:: Task ::
Look through the lines below and extract any with the word "Apache".

Source code of charts:
○ ○ ○ ○ ○

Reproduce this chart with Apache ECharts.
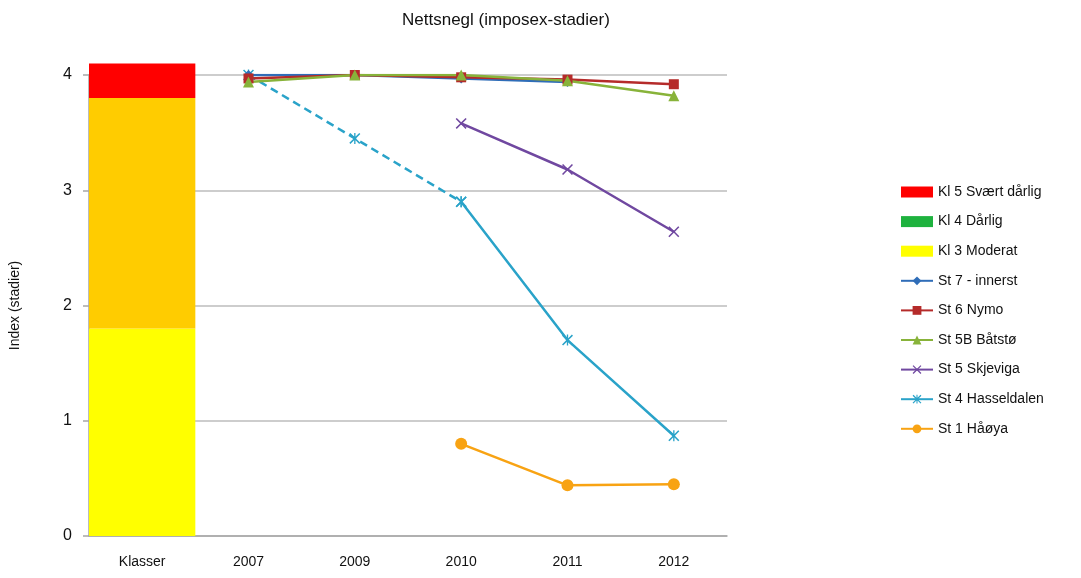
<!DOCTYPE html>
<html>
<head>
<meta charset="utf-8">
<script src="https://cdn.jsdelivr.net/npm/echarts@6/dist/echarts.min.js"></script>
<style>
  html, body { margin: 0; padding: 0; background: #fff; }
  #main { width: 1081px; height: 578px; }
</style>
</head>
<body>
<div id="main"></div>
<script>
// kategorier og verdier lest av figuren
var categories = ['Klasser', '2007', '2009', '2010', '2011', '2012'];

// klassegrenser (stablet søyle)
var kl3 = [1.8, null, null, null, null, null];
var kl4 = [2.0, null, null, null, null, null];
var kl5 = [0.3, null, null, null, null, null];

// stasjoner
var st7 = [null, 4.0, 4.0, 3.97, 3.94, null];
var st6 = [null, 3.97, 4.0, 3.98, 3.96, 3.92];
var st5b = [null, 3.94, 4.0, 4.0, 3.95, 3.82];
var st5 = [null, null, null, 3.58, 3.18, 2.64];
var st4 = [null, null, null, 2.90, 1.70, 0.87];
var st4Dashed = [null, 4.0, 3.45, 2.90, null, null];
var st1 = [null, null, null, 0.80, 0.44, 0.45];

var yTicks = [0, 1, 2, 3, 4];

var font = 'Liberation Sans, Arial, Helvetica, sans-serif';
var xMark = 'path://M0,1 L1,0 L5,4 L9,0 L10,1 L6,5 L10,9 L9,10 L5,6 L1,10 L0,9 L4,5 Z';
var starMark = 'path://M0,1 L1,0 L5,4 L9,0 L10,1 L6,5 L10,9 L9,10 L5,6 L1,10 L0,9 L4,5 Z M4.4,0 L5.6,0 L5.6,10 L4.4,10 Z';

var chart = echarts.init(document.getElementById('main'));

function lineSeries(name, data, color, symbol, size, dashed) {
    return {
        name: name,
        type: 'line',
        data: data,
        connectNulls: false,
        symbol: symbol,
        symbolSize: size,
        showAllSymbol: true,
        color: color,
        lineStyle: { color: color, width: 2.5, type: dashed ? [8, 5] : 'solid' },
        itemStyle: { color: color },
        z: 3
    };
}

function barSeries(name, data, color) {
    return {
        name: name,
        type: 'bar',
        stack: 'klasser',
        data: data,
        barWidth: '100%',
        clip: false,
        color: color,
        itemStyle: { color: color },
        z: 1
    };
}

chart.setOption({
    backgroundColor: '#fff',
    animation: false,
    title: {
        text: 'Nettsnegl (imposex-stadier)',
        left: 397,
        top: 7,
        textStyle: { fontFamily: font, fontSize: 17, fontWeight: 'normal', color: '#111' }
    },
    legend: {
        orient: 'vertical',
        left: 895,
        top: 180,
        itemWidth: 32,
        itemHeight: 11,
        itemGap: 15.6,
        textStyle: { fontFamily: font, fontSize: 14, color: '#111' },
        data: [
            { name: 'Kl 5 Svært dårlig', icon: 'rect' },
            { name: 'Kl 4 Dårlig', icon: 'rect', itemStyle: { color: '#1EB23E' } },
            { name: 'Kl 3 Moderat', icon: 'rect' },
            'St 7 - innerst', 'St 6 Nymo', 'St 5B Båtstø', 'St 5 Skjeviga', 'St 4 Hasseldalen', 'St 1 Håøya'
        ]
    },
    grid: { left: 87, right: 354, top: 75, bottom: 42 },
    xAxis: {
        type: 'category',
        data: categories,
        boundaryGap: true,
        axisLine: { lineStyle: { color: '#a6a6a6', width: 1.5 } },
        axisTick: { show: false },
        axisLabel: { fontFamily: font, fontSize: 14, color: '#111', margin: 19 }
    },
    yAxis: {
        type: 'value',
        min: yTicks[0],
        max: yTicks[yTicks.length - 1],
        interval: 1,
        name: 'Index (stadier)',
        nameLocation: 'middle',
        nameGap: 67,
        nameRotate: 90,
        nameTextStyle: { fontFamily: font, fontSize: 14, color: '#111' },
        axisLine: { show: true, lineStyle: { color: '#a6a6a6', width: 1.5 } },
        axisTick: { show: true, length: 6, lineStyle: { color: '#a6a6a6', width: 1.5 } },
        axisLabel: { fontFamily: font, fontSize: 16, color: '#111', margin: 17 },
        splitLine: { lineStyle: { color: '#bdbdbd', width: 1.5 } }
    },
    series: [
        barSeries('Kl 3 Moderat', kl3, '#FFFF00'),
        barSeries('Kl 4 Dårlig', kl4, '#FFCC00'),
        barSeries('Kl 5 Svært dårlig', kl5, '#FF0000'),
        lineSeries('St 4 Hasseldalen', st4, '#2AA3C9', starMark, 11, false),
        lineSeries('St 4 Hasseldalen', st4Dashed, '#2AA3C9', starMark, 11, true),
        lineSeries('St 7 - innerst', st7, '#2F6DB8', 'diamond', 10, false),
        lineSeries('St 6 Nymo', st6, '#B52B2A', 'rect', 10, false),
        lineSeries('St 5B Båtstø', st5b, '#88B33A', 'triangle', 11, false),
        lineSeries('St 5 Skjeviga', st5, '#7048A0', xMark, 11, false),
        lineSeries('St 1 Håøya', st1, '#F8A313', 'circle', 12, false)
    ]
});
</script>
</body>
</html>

○ ○ ○ ○ ○

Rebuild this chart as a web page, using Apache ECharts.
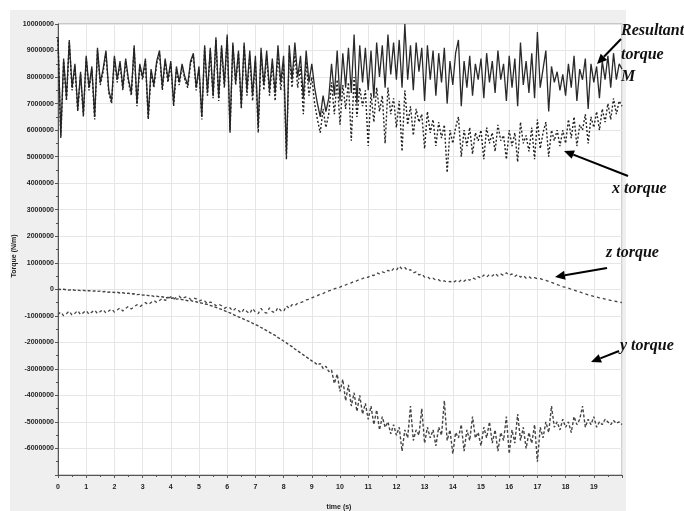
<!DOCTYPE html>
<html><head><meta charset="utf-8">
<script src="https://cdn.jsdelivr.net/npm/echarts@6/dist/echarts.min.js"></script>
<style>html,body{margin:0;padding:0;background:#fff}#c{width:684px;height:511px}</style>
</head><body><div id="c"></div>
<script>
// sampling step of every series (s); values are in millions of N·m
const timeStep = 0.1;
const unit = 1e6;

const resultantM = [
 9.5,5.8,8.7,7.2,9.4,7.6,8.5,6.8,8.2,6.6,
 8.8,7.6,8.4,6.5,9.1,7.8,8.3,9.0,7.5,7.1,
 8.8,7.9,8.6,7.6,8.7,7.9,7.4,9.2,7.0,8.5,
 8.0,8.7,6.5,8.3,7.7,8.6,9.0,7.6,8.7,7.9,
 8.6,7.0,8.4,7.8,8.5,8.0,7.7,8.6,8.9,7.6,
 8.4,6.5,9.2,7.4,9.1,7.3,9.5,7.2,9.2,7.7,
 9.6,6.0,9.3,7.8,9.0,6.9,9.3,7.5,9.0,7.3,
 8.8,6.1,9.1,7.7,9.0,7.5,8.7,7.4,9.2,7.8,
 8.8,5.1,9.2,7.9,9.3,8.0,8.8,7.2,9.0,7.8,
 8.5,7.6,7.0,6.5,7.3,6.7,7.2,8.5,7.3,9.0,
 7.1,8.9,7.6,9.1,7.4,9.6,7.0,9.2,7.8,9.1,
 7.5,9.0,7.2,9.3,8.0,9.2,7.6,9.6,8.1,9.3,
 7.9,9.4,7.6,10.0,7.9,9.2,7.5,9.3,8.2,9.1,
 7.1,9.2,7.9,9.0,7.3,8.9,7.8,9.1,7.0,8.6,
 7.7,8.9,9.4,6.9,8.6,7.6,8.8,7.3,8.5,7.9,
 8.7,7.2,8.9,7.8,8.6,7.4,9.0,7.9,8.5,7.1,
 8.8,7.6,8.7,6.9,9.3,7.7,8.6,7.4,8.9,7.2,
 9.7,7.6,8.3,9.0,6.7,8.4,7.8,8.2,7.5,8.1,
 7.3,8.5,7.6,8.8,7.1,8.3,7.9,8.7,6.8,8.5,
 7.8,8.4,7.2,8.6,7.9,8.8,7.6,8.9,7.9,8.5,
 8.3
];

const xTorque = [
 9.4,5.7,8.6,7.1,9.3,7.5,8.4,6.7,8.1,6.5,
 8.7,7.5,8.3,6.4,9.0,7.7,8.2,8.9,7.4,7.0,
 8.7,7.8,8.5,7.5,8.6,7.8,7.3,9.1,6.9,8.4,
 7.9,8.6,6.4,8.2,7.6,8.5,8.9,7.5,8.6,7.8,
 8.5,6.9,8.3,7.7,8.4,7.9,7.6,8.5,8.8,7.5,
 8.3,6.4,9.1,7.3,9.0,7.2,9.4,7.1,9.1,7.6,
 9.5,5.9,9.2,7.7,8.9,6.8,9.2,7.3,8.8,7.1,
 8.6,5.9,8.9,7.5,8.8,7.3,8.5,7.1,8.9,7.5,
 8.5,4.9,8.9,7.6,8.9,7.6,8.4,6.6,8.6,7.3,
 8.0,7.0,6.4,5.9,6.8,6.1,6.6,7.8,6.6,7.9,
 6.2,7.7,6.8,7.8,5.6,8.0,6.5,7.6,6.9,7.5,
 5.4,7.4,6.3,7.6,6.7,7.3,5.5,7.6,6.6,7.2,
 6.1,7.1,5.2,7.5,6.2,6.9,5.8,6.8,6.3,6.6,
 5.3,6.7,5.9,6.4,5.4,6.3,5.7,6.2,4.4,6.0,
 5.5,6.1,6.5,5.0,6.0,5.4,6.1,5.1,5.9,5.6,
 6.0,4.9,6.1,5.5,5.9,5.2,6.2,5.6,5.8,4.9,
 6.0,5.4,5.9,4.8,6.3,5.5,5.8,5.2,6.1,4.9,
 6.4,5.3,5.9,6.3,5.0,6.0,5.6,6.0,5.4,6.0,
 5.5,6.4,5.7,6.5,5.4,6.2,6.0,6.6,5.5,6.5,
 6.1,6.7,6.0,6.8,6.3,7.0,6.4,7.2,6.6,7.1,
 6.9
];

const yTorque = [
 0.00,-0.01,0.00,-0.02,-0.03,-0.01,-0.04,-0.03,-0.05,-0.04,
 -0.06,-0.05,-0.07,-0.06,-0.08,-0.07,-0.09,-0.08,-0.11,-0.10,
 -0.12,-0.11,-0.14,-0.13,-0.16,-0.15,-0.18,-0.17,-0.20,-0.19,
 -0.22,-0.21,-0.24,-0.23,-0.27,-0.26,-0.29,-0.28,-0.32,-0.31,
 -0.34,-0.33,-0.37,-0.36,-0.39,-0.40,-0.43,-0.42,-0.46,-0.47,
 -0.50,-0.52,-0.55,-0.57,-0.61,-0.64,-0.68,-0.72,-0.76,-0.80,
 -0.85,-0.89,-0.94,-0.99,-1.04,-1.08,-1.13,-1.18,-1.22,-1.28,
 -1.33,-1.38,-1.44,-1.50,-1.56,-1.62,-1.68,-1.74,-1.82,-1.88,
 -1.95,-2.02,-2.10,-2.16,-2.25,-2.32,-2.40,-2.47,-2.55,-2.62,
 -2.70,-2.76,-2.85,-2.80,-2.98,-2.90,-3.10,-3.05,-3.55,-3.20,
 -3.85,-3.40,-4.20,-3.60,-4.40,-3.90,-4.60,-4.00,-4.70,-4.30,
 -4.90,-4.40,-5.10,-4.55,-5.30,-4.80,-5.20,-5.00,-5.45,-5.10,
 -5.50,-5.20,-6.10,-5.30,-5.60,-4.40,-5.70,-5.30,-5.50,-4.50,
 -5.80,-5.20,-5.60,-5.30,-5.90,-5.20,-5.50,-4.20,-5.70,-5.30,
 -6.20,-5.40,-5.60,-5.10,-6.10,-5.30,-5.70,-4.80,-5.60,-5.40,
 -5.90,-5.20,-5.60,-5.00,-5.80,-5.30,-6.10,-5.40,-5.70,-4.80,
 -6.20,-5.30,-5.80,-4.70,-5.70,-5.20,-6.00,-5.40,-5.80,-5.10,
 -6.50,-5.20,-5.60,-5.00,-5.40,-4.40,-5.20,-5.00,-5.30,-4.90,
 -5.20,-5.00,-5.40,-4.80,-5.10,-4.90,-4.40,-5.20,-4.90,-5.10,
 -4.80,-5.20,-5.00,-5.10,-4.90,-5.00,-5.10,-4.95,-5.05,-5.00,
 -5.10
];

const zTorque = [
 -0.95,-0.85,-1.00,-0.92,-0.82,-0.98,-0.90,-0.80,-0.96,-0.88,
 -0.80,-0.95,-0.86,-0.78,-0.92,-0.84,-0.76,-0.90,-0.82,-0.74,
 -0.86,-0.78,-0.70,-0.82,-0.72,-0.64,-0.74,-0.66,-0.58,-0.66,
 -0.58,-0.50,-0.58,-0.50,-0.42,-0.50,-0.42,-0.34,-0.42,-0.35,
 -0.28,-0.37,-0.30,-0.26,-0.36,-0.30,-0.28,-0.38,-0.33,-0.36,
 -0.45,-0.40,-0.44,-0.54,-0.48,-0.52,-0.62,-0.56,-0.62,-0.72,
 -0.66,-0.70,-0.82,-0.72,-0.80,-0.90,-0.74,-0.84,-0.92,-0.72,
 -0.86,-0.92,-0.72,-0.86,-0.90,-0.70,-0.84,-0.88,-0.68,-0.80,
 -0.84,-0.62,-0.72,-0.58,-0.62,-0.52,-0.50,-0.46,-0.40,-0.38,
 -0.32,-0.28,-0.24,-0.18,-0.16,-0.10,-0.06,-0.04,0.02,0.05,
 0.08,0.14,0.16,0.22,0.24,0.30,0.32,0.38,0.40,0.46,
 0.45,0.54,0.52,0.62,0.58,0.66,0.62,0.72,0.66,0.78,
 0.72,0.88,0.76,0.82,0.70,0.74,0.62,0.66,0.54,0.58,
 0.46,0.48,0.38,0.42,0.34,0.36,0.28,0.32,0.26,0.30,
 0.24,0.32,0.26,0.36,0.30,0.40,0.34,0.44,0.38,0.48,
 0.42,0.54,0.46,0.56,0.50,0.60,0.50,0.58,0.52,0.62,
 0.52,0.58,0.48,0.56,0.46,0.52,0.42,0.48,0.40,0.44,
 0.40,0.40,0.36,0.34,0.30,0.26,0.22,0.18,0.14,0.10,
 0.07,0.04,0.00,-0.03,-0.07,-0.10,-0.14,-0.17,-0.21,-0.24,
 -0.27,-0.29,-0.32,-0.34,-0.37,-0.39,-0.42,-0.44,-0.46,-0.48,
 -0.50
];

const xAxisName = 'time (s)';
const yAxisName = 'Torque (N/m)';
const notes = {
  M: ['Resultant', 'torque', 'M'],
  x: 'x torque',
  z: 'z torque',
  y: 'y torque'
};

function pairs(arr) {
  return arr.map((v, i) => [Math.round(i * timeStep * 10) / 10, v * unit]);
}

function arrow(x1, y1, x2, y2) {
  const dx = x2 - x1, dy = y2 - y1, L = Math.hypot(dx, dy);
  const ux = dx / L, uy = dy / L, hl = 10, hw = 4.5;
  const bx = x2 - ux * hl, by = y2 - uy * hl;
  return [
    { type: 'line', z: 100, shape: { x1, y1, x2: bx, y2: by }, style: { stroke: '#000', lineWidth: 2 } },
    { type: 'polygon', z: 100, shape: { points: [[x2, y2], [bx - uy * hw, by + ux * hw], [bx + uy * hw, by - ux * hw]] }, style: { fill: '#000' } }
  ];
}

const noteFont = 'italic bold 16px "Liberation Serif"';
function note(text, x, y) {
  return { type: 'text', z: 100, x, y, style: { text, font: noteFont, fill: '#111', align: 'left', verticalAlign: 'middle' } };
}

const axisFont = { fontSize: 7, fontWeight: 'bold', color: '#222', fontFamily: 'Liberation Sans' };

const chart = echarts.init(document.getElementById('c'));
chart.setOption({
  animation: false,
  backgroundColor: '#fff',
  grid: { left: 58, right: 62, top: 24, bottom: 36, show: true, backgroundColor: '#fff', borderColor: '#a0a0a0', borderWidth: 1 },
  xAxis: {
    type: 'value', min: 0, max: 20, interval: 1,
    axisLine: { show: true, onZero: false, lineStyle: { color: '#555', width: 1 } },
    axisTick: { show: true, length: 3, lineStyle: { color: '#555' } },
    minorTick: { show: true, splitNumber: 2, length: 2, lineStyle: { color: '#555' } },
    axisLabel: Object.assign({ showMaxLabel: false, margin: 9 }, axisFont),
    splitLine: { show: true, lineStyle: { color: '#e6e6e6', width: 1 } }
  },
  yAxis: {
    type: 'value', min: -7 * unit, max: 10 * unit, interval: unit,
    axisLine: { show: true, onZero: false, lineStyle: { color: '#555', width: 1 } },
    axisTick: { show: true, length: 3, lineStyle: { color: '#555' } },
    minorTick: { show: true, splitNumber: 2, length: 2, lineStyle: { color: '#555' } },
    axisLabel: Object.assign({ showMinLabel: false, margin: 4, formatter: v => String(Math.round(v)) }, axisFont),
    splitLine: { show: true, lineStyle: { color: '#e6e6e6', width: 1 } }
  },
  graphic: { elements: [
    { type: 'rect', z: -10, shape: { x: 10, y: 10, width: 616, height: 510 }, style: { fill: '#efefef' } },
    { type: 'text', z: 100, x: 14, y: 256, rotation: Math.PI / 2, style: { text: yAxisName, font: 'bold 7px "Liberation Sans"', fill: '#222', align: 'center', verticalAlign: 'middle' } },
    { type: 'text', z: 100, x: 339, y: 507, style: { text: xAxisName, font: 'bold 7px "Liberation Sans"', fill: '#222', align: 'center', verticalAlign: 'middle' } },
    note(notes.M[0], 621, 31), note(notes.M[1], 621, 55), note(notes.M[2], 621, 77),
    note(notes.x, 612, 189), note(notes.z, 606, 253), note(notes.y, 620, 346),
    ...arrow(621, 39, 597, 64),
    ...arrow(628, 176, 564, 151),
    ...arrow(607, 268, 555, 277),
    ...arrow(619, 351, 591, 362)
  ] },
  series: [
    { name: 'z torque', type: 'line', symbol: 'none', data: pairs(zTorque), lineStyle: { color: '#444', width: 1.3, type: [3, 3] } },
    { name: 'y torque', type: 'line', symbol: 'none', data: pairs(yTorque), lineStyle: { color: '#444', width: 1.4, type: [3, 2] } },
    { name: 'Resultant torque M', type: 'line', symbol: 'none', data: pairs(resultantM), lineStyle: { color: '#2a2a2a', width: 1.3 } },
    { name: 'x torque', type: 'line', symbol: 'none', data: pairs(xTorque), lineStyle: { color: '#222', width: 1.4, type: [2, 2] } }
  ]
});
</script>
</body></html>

○ ○ ○ ○ ○

:: Task output ::
Reproduce this chart with Apache ECharts.
Rebuild this chart as a web page, using Apache ECharts.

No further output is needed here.